Friday, October 08, 2004

William Dalrymple's comments on travel writing

The sunshine was perfect for a game of cricket. And in those circumstances a lecture would have been the last thing on the mind. Even William Dalrymple acknowledged that at the opening of his talk. “Thank you so much for coming here on a brilliantly sunny day when you could have done something more interesting,” he remarked.

The critically acclaimed and, more importantly, popular author shared his thoughts on travel writing as a genre of literature at the Centre for Gandhian Studies on Saturday. Despite the absence of proper indicators to the venue, a fair number of Dalrymple fans gathered to listen to the witty scholar. And they did not return disheartened.

Terming travel writing as one of the oldest forms of literature, he traced it back to writers-cum-explorers like Marco Polo, Ibn Batuta and Hieun Tsang. “Even the Odyssey is a fictional travel book that documents Ulysses’ return and the pilgrims’ journey,” he said. “It is only in the 18th century Europe that the novel emerged as a dominant form of literature,” Dalrymple added.

He trifurcated the progress of travel writing into medieval, colonial and the period onward from the 1930s. “The first was characterised by myths and accounts of pilgrimages by saints, like the book Voyage of St Brendan,” he informed. “Whereas the second period was dominated by colonialism where British writers travelled to places like Africa and wrote about spots where bauxite and slaves could be found,” Dalrymple added.

But things changed beginning from the 1930s. “There were a few places left to explore and the writer was no longer gathering facts.
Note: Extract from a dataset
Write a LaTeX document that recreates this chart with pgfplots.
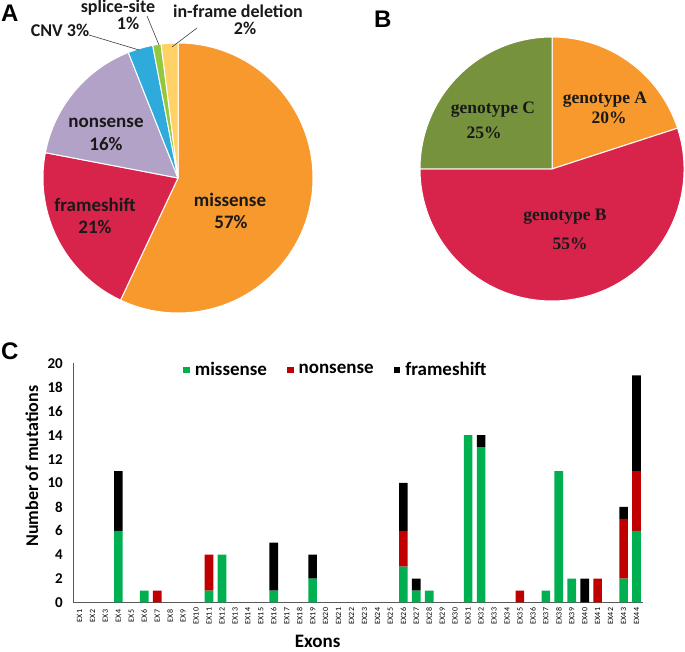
\documentclass[border=0pt]{standalone}
\usepackage{pgfplots}
\pgfplotsset{compat=1.18}
\usepackage{pgfplotstable}
\usepackage{fontspec}
\setmainfont{Carlito}
\newfontfamily\serifb{Liberation Serif}
\newfontfamily\arial{Liberation Sans}

\definecolor{cOrange}{HTML}{F7992D}
\definecolor{cCrimson}{HTML}{D8244B}
\definecolor{cLav}{HTML}{B3A2C7}
\definecolor{cBlue}{HTML}{2EABDA}
\definecolor{cLime}{HTML}{92C83E}
\definecolor{cYellow}{HTML}{FFD166}
\definecolor{cOlive}{HTML}{76923C}
\definecolor{cMis}{RGB}{0,176,80}
\definecolor{cNon}{RGB}{192,0,0}

% pie slice: #1 start (percent), #2 share (percent), #3 colour, #4 radius
\newcommand{\slice}[4]{%
  \fill[#3, draw=white, line width=1pt] (axis cs:0,0) -- ++({90-3.6*(#1)}:#4)
    arc[start angle={90-3.6*(#1)}, end angle={90-3.6*(#1+#2)}, radius=#4] -- cycle;}

\pgfplotstableread{
x mis non fra
1 0 0 0
2 0 0 0
3 0 0 0
4 6 0 5
5 0 0 0
6 1 0 0
7 0 1 0
8 0 0 0
9 0 0 0
10 0 0 0
11 1 3 0
12 4 0 0
13 0 0 0
14 0 0 0
15 0 0 0
16 1 0 4
17 0 0 0
18 0 0 0
19 2 0 2
20 0 0 0
21 0 0 0
22 0 0 0
23 0 0 0
24 0 0 0
25 0 0 0
26 3 3 4
27 1 0 1
28 1 0 0
29 0 0 0
30 0 0 0
31 14 0 0
32 13 0 1
33 0 0 0
34 0 0 0
35 0 1 0
36 0 0 0
37 1 0 0
38 11 0 0
39 2 0 0
40 0 0 2
41 0 2 0
42 0 0 0
43 2 5 1
44 6 5 8
}\exons

\begin{document}
\begin{tikzpicture}
\path[use as bounding box] (0,0) rectangle (685pt,652pt);

% ------------------------------------------------------------ (A) mutation types
\begin{axis}[at={(178pt,474pt)}, anchor=center, scale only axis,
  width=270pt, height=270pt, xmin=-1, xmax=1, ymin=-1, ymax=1,
  hide axis, clip=false]
  \slice{0}{57}{cOrange}{135pt}
  \slice{57}{21}{cCrimson}{135pt}
  \slice{78}{16}{cLav}{135pt}
  \slice{94}{3}{cBlue}{135pt}
  \slice{97}{1}{cLime}{135pt}
  \slice{98}{2}{cYellow}{135pt}
\end{axis}
\begin{scope}[every node/.style={font=\fontsize{19}{22}\selectfont\bfseries, text=black!90, inner sep=0pt}]
  \node[anchor=base] at (230pt,445pt) {missense};
  \node[anchor=base] at (231pt,423pt) {57\%};
  \node[anchor=base] at (95pt,440pt) {frameshift};
  \node[anchor=base] at (95pt,418pt) {21\%};
  \node[anchor=base] at (106pt,524pt) {nonsense};
  \node[anchor=base] at (106pt,501pt) {16\%};
\end{scope}
\begin{scope}[every node/.style={font=\fontsize{18}{18}\selectfont\bfseries, text=black!90, inner sep=0pt}]
  \node[anchor=base] at (60pt,615pt) {CNV 3\%};
  \node[anchor=base] at (118pt,639pt) {splice-site};
  \node[anchor=base] at (128pt,622pt) {1\%};
  \node[anchor=base] at (238pt,634pt) {in-frame deletion};
  \node[anchor=base] at (245pt,617pt) {2\%};
\end{scope}
\draw[black!75, line width=0.6pt] (89pt,617pt) -- (139pt,602pt);
\draw[black!75, line width=0.6pt] (147pt,636pt) -- (159pt,607pt);
\draw[black!75, line width=0.6pt] (197pt,624pt) -- (172pt,605pt);
\node[anchor=base west, inner sep=0pt, font=\arial\bfseries\fontsize{24}{24}\selectfont] at (1pt,630pt) {A};

% ------------------------------------------------------------ (B) genotypes
\begin{axis}[at={(552pt,483pt)}, anchor=center, scale only axis,
  width=264pt, height=264pt, xmin=-1, xmax=1, ymin=-1, ymax=1,
  hide axis, clip=false]
  \slice{0}{20}{cOrange}{132pt}
  \slice{20}{55}{cCrimson}{132pt}
  \slice{75}{25}{cOlive}{132pt}
\end{axis}
\begin{scope}[every node/.style={font=\serifb\bfseries\fontsize{17.5}{20}\selectfont, text=black!90, inner sep=0pt}]
  \node[anchor=base] at (605pt,548pt) {genotype A};
  \node[anchor=base] at (609pt,528pt) {20\%};
  \node[anchor=base] at (493pt,538pt) {genotype C};
  \node[anchor=base] at (484pt,513pt) {25\%};
  \node[anchor=base] at (565pt,431pt) {genotype B};
  \node[anchor=base] at (570pt,402pt) {55\%};
\end{scope}
\node[anchor=base west, inner sep=0pt, font=\arial\bfseries\fontsize{24}{24}\selectfont] at (374pt,624pt) {B};

% ------------------------------------------------------------ (C) exons
\node[anchor=base west, inner sep=0pt, font=\arial\bfseries\fontsize{24}{24}\selectfont] at (1pt,292pt) {C};
\begin{axis}[at={(73pt,49.5pt)}, anchor=south west, scale only axis,
  width=570pt, height=239pt,
  ybar stacked, bar width=8.6pt,
  xmin=0.5, xmax=44.5, ymin=0, ymax=20,
  xtick={1,...,44}, ytick={0,2,...,20},
  xticklabels={EX1,EX2,EX3,EX4,EX5,EX6,EX7,EX8,EX9,EX10,EX11,EX12,EX13,EX14,EX15,
    EX16,EX17,EX18,EX19,EX20,EX21,EX22,EX23,EX24,EX25,EX26,EX27,EX28,EX29,EX30,
    EX31,EX32,EX33,EX34,EX35,EX36,EX37,EX38,EX39,EX40,EX41,EX42,EX43,EX44},
  axis x line=bottom, axis y line=left,
  axis line style={-, black!65, line width=1pt},
  major tick length=0pt,
  xticklabel style={font=\fontsize{8}{8}\selectfont, text=black, anchor=center, yshift=-13.5pt, rotate=90},
  yticklabel style={font=\fontsize{15}{15}\selectfont\bfseries, inner sep=0pt, xshift=-10pt,
    /pgf/number format/assume math mode=true},
  xlabel={Exons}, ylabel={Number of mutations},
  xlabel style={font=\fontsize{19}{19}\selectfont\bfseries, at={(axis description cs:0.429,0)}, anchor=base, yshift=-45pt},
  ylabel style={font=\fontsize{18}{18}\selectfont\bfseries, at={(axis description cs:0,0.57)}, anchor=base, yshift=35pt},
  legend columns=3,
  legend style={at={(rel axis cs:0.193,0.973)}, anchor=west, draw=none, fill=none, inner sep=0pt,
    font=\fontsize{19}{19}\selectfont\bfseries,
    /tikz/every odd column/.append style={column sep=3pt},
    /tikz/every even column/.append style={column sep=18pt}},
  legend image code/.code={\fill[#1] (0pt,-3.3pt) rectangle (6.6pt,3.3pt);},
]
  \addplot[fill=cMis, draw=none] table[x=x, y=mis] {\exons};
  \addplot[fill=cNon, draw=none] table[x=x, y=non] {\exons};
  \addplot[fill=black, draw=none] table[x=x, y=fra] {\exons};
  \legend{missense, nonsense, frameshift}
\end{axis}
\end{tikzpicture}
\end{document}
He was not the National Geographic, neither the Internet,” he said. “They became more interested in human beings. The writer became the narrator and the people he met the subjects,” Dalrymple added. “The Road to Oxiana” by Robert Byron, which is one of Dalrymple’s favourite travel books, was written in this period.

According to him, the travel writer today has to “lift the sheet from the veneer of globalisation and point out the enormous differences”. “The Devarala Sati case where an educated girl burnt herself should be of interest to the travel writer today. It is fissures like these in the trough of globalisation that he has to bring out,” Dalrymple concluded.